Print word for word the first line of the listing below and every line after it, through the line with "13.3, 13.3, 14.1, 13.1, 12.8, 14.1, 12.9, 12.4, 14.1, 13.7]". Leave out the pictures and the rest.

## Dataset extract
══════

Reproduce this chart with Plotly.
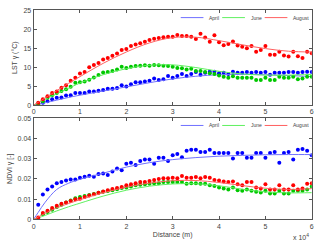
import plotly.graph_objects as go

# distance in units of 1e4 m
dist = [0.1, 0.2, 0.3, 0.4, 0.5, 0.6, 0.7, 0.8, 0.9, 1.0,
        1.1, 1.2, 1.3, 1.4, 1.5, 1.6, 1.7, 1.8, 1.9, 2.0,
        2.1, 2.2, 2.3, 2.4, 2.5, 2.6, 2.7, 2.8, 2.9, 3.0,
        3.1, 3.2, 3.3, 3.4, 3.5, 3.6, 3.7, 3.8, 3.9, 4.0,
        4.1, 4.2, 4.3, 4.4, 4.5, 4.6, 4.7, 4.8, 4.9, 5.0,
        5.1, 5.2, 5.3, 5.4, 5.5, 5.6, 5.7, 5.8, 5.9, 6.0]

lst_april = [0.1, 0.6, 1.0, 1.5, 1.9, 2.0, 2.5, 2.6, 3.2, 3.2,
             3.2, 3.6, 3.6, 3.8, 4.0, 4.3, 4.3, 4.5, 5.2, 4.9,
             5.5, 6.0, 6.0, 6.2, 6.4, 7.0, 6.6, 6.8, 7.7, 7.2,
             7.7, 8.2, 7.7, 8.2, 8.7, 8.0, 8.5, 8.8, 8.8, 8.4,
             8.5, 8.2, 8.8, 8.5, 8.5, 8.7, 8.5, 8.7, 8.5, 8.7,
             8.0, 8.5, 8.5, 8.5, 8.7, 8.7, 8.5, 8.7, 8.8, 8.7]
lst_june = [0.3, 1.0, 1.9, 2.6, 3.2, 3.7, 4.2, 4.8, 5.9, 6.0,
            6.2, 6.7, 7.3, 7.9, 8.6, 8.7, 9.0, 9.4, 10.1, 9.8,
            10.1, 10.3, 10.4, 10.5, 10.4, 10.6, 10.5, 10.4, 10.3, 10.1,
            9.8, 9.7, 9.4, 9.6, 9.0, 9.0, 8.7, 8.4, 8.2, 7.8,
            7.5, 7.2, 7.6, 7.2, 7.2, 7.2, 7.2, 6.6, 6.6, 7.2,
            6.6, 6.6, 7.5, 7.2, 7.2, 7.5, 6.8, 7.0, 7.5, 7.5]
lst_august = [0.6, 1.5, 2.3, 3.2, 3.6, 4.6, 5.2, 6.4, 7.2, 8.3,
              8.7, 10.0, 10.6, 11.1, 12.0, 12.4, 13.0, 13.6, 14.5, 14.8,
              15.6, 16.0, 16.3, 16.7, 17.2, 17.5, 17.7, 17.9, 18.0, 18.0,
              18.5, 18.2, 18.2, 18.0, 17.4, 18.8, 17.8, 16.7, 18.4, 16.6,
              15.8, 16.1, 16.8, 15.7, 15.4, 15.0, 15.6, 14.1, 14.5, 15.6,
              13.3, 13.3, 14.1, 13.1, 12.8, 14.1, 12.9, 12.4, 14.1, 13.7]

ndvi_april = [0.0072, 0.0123, 0.0147, 0.0163, 0.0179, 0.0184, 0.0192, 0.0197, 0.0197, 0.0205,
              0.0211, 0.0216, 0.0211, 0.0224, 0.0227, 0.0219, 0.0237, 0.0251, 0.0243, 0.0275,
              0.0280, 0.0268, 0.0288, 0.0296, 0.0296, 0.0275, 0.0304, 0.0304, 0.0288, 0.0317,
              0.0323, 0.0307, 0.0339, 0.0344, 0.0344, 0.0333, 0.0333, 0.0344, 0.0328, 0.0328,
              0.0328, 0.0328, 0.0301, 0.0328, 0.0328, 0.0304, 0.0304, 0.0328, 0.0328, 0.0304,
              0.0328, 0.0333, 0.0280, 0.0328, 0.0333, 0.0296, 0.0344, 0.0347, 0.0339, 0.0317]
ndvi_june = [0.0003, 0.0025, 0.0037, 0.0048, 0.0061, 0.0072, 0.0083, 0.0093, 0.0104, 0.0110,
             0.0115, 0.0120, 0.0126, 0.0131, 0.0136, 0.0140, 0.0144, 0.0149, 0.0155, 0.0158,
             0.0163, 0.0168, 0.0171, 0.0173, 0.0176, 0.0179, 0.0179, 0.0184, 0.0184, 0.0184,
             0.0184, 0.0184, 0.0176, 0.0179, 0.0179, 0.0176, 0.0176, 0.0168, 0.0165, 0.0157,
             0.0152, 0.0147, 0.0157, 0.0144, 0.0141, 0.0147, 0.0141, 0.0136, 0.0133, 0.0141,
             0.0128, 0.0128, 0.0141, 0.0128, 0.0128, 0.0141, 0.0141, 0.0141, 0.0147, 0.0163]
ndvi_august = [0.0010, 0.0032, 0.0043, 0.0056, 0.0067, 0.0077, 0.0083, 0.0091, 0.0099, 0.0102,
               0.0110, 0.0118, 0.0124, 0.0132, 0.0138, 0.0144, 0.0150, 0.0155, 0.0160, 0.0168,
               0.0174, 0.0179, 0.0184, 0.0184, 0.0190, 0.0195, 0.0200, 0.0203, 0.0203, 0.0206,
               0.0203, 0.0214, 0.0206, 0.0206, 0.0209, 0.0203, 0.0209, 0.0206, 0.0195, 0.0192,
               0.0187, 0.0184, 0.0187, 0.0173, 0.0168, 0.0184, 0.0184, 0.0157, 0.0152, 0.0173,
               0.0147, 0.0147, 0.0168, 0.0147, 0.0147, 0.0168, 0.0147, 0.0152, 0.0176, 0.0179]

# fitted curves
fit_x = [0, 0.1, 0.25, 0.5, 0.75, 1, 1.5, 2, 2.5, 3, 3.5, 4, 4.5, 5, 5.5, 6]
lst_fit_april = [0, 0.25, 0.6, 1.3, 2.0, 2.6, 3.7, 4.8, 5.9, 6.9, 7.6, 8.0, 8.1, 8.0, 7.8, 7.5]
lst_fit_june = [0, 0.6, 1.5, 3.0, 4.4, 5.8, 8.0, 9.6, 10.5, 10.6, 9.9, 8.9, 8.2, 7.9, 7.9, 8.1]
lst_fit_august = [0, 0.7, 1.9, 3.8, 5.7, 7.5, 11.0, 14.0, 16.4, 17.8, 17.9, 17.0, 15.9, 14.9, 14.2, 14.0]
ndvi_fit_april = [0, 0.0035, 0.0085, 0.0148, 0.0178, 0.0198, 0.0228, 0.0258, 0.0280, 0.0295,
                  0.0305, 0.0312, 0.0316, 0.0319, 0.0320, 0.0320]
ndvi_fit_june = [0, 0.0008, 0.0020, 0.0042, 0.0062, 0.0080, 0.0115, 0.0144, 0.0164, 0.0175,
                 0.0176, 0.0166, 0.0149, 0.0136, 0.0131, 0.0132]
ndvi_fit_august = [0, 0.0012, 0.0030, 0.0057, 0.0078, 0.0097, 0.0131, 0.0159, 0.0179, 0.0191,
                   0.0192, 0.0182, 0.0167, 0.0154, 0.0148, 0.0152]

months = ["April", "June", "August"]
dot_colors = ["#0000ff", "#00c800", "#ff0000"]
line_colors = ["#7070ff", "#60f060", "#ff6060"]

W, H = 320, 247
fig = go.Figure()

lst_pts = [lst_april, lst_june, lst_august]
lst_fits = [lst_fit_april, lst_fit_june, lst_fit_august]
ndvi_pts = [ndvi_april, ndvi_june, ndvi_august]
ndvi_fits = [ndvi_fit_april, ndvi_fit_june, ndvi_fit_august]

for i, m in enumerate(months):
    fig.add_trace(go.Scatter(x=dist, y=lst_pts[i], mode="markers",
                             marker=dict(color=dot_colors[i], size=4),
                             showlegend=False, xaxis="x", yaxis="y"))
    fig.add_trace(go.Scatter(x=fit_x, y=lst_fits[i], mode="lines", name=m,
                             line=dict(color=line_colors[i], width=1, shape="spline"),
                             showlegend=False, xaxis="x", yaxis="y"))
for i, m in enumerate(months):
    fig.add_trace(go.Scatter(x=dist, y=ndvi_pts[i], mode="markers",
                             marker=dict(color=dot_colors[i], size=4),
                             showlegend=False, xaxis="x2", yaxis="y2"))
    fig.add_trace(go.Scatter(x=fit_x, y=ndvi_fits[i], mode="lines", name=m,
                             line=dict(color=line_colors[i], width=1, shape="spline"),
                             showlegend=False, xaxis="x2", yaxis="y2"))

# legend drawn as key lines + labels (pixel layout of the legend boxes)
leg_line_x0 = [181, 223, 266]
leg_line_len = 23
leg_rows_y = [14, 125]
shapes = []
annotations = []
for ly in leg_rows_y:
    for i, m in enumerate(months):
        x0 = leg_line_x0[i]
        shapes.append(dict(type="line", xref="paper", yref="paper",
                           x0=x0 / W, x1=(x0 + leg_line_len) / W,
                           y0=1 - ly / H, y1=1 - ly / H,
                           line=dict(color=line_colors[i], width=1)))
        annotations.append(dict(text=m, xref="paper", yref="paper",
                                x=(x0 + leg_line_len + 4) / W, y=1 - ly / H,
                                xanchor="left", yanchor="middle", showarrow=False,
                                font=dict(family="Liberation Sans, Arial, sans-serif",
                                          size=5, color="#444")))

annotations.append(dict(text="x 10<sup>4</sup>", x=313 / W, y=1 - 240 / H, xref="paper",
                        yref="paper", xanchor="right", yanchor="middle", showarrow=False,
                        font=dict(family="Liberation Sans, Arial, sans-serif", size=7, color="#444")))

tickfont = dict(family="Liberation Sans, Arial, sans-serif", size=7, color="#444")
titlefont = dict(family="Liberation Sans, Arial, sans-serif", size=7, color="#444")
axis_common = dict(showline=True, linecolor="#555", linewidth=1, mirror="ticks",
                   ticks="inside", ticklen=3, tickcolor="#555", showgrid=False,
                   zeroline=False, tickfont=tickfont)

xd = [32 / W, 313.7 / W]
fig.update_layout(
    width=W, height=H,
    margin=dict(l=0, r=0, t=0, b=0),
    paper_bgcolor="white", plot_bgcolor="white",
    showlegend=False,
    xaxis=dict(domain=xd, range=[0, 6], tickvals=[0, 1, 2, 3, 4, 5, 6], anchor="y", **axis_common),
    yaxis=dict(domain=[1 - 104 / H, 1 - 6.5 / H], range=[0, 25],
               tickvals=[0, 5, 10, 15, 20, 25], anchor="x",
               title=dict(text="LST γ (°C)", font=titlefont, standoff=4),
               **axis_common),
    xaxis2=dict(domain=xd, range=[0, 6], tickvals=[0, 1, 2, 3, 4, 5, 6], anchor="y2",
                title=dict(text="Distance (m)", font=titlefont, standoff=3),
                **axis_common),
    yaxis2=dict(domain=[1 - 221.7 / H, 1 - 117.4 / H], range=[0, 0.05],
                tickvals=[0, 0.01, 0.02, 0.03, 0.04, 0.05],
                ticktext=["0", "0.01", "0.02", "0.03", "0.04", "0.05"], anchor="x2",
                title=dict(text="NDVI γ [-]", font=titlefont, standoff=4),
                **axis_common),
    shapes=shapes,
    annotations=annotations,
)

fig.write_html("out.html", config={"displayModeBar": False},
               post_script="document.body.style.margin='0';document.body.style.overflow='hidden';")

══════

## Output for this task
Reproduce this chart with Plotly.
import plotly.graph_objects as go

# distance in units of 1e4 m
dist = [0.1, 0.2, 0.3, 0.4, 0.5, 0.6, 0.7, 0.8, 0.9, 1.0,
        1.1, 1.2, 1.3, 1.4, 1.5, 1.6, 1.7, 1.8, 1.9, 2.0,
        2.1, 2.2, 2.3, 2.4, 2.5, 2.6, 2.7, 2.8, 2.9, 3.0,
        3.1, 3.2, 3.3, 3.4, 3.5, 3.6, 3.7, 3.8, 3.9, 4.0,
        4.1, 4.2, 4.3, 4.4, 4.5, 4.6, 4.7, 4.8, 4.9, 5.0,
        5.1, 5.2, 5.3, 5.4, 5.5, 5.6, 5.7, 5.8, 5.9, 6.0]

lst_april = [0.1, 0.6, 1.0, 1.5, 1.9, 2.0, 2.5, 2.6, 3.2, 3.2,
             3.2, 3.6, 3.6, 3.8, 4.0, 4.3, 4.3, 4.5, 5.2, 4.9,
             5.5, 6.0, 6.0, 6.2, 6.4, 7.0, 6.6, 6.8, 7.7, 7.2,
             7.7, 8.2, 7.7, 8.2, 8.7, 8.0, 8.5, 8.8, 8.8, 8.4,
             8.5, 8.2, 8.8, 8.5, 8.5, 8.7, 8.5, 8.7, 8.5, 8.7,
             8.0, 8.5, 8.5, 8.5, 8.7, 8.7, 8.5, 8.7, 8.8, 8.7]
lst_june = [0.3, 1.0, 1.9, 2.6, 3.2, 3.7, 4.2, 4.8, 5.9, 6.0,
            6.2, 6.7, 7.3, 7.9, 8.6, 8.7, 9.0, 9.4, 10.1, 9.8,
            10.1, 10.3, 10.4, 10.5, 10.4, 10.6, 10.5, 10.4, 10.3, 10.1,
            9.8, 9.7, 9.4, 9.6, 9.0, 9.0, 8.7, 8.4, 8.2, 7.8,
            7.5, 7.2, 7.6, 7.2, 7.2, 7.2, 7.2, 6.6, 6.6, 7.2,
            6.6, 6.6, 7.5, 7.2, 7.2, 7.5, 6.8, 7.0, 7.5, 7.5]
lst_august = [0.6, 1.5, 2.3, 3.2, 3.6, 4.6, 5.2, 6.4, 7.2, 8.3,
              8.7, 10.0, 10.6, 11.1, 12.0, 12.4, 13.0, 13.6, 14.5, 14.8,
              15.6, 16.0, 16.3, 16.7, 17.2, 17.5, 17.7, 17.9, 18.0, 18.0,
              18.5, 18.2, 18.2, 18.0, 17.4, 18.8, 17.8, 16.7, 18.4, 16.6,
              15.8, 16.1, 16.8, 15.7, 15.4, 15.0, 15.6, 14.1, 14.5, 15.6,
              13.3, 13.3, 14.1, 13.1, 12.8, 14.1, 12.9, 12.4, 14.1, 13.7]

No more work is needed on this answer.